Loads a dictionary and returns a random sample of n rows. Useful for quickly inspecting large dictionaries without keeping the full dataset in memory.

Usage

sample_dictionary(name, n, replace = FALSE, seed = NULL, ...)

Arguments

name

Character. Dictionary name (e.g., "global_surnames").

n

Integer. Number of rows to sample. Must be positive.

replace

Logical. Sample with replacement? Default FALSE. Useful when n is close to or exceeds the number of rows.

seed

Integer. Random seed for reproducibility.

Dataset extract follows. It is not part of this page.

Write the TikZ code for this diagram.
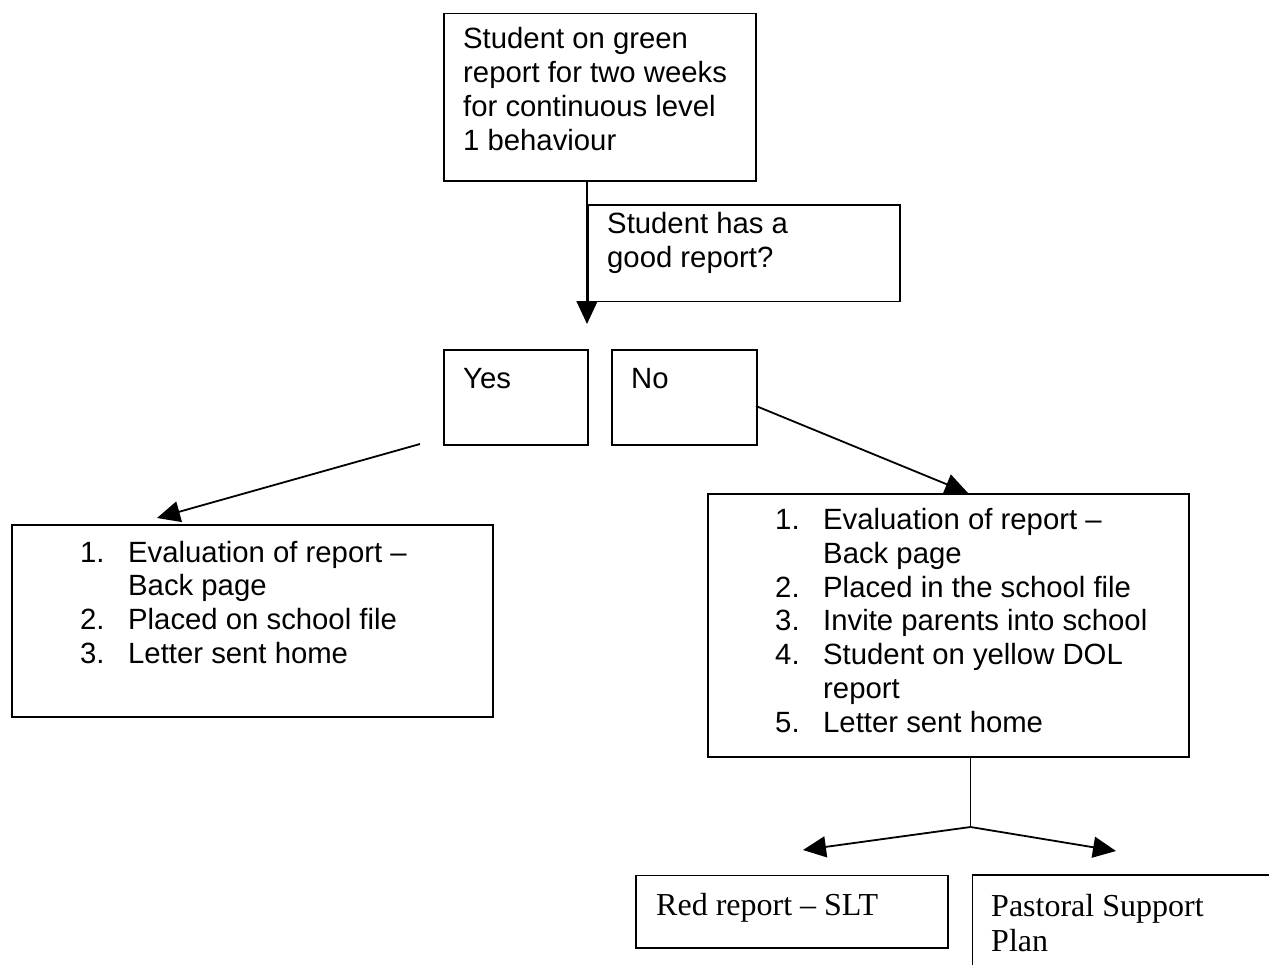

If NULL (default), no seed is set.

...

Additional arguments passed to load_dictionary, such as format, auto_download, path, quiet, cache, force_rebuild, unify, or large.

Value

A data frame with n rows (or fewer if the dictionary has fewer rows and replace = FALSE).

Details

The entire dictionary is loaded into memory, then a random sample is taken using sample.int. For very large dictionaries (e.g., global_surnames with 10.6M rows), this still requires loading the full dataset. Use large = TRUE to suppress the memory warning.

See also

load_dictionary for loading the full dictionary, dictionary_info for row counts and column info without loading.

Examples

if (FALSE) { # \dontrun{
# Preview 100 random rows from a large dictionary
sample_dictionary("global_surnames", n = 100)

# Reproducible sample
sample_dictionary("english_freqs", n = 50, seed = 42)

# Sample with unify for consistent column naming
sample_dictionary("english_abbreviations", n = 20, unify = TRUE, seed = 1)
} # }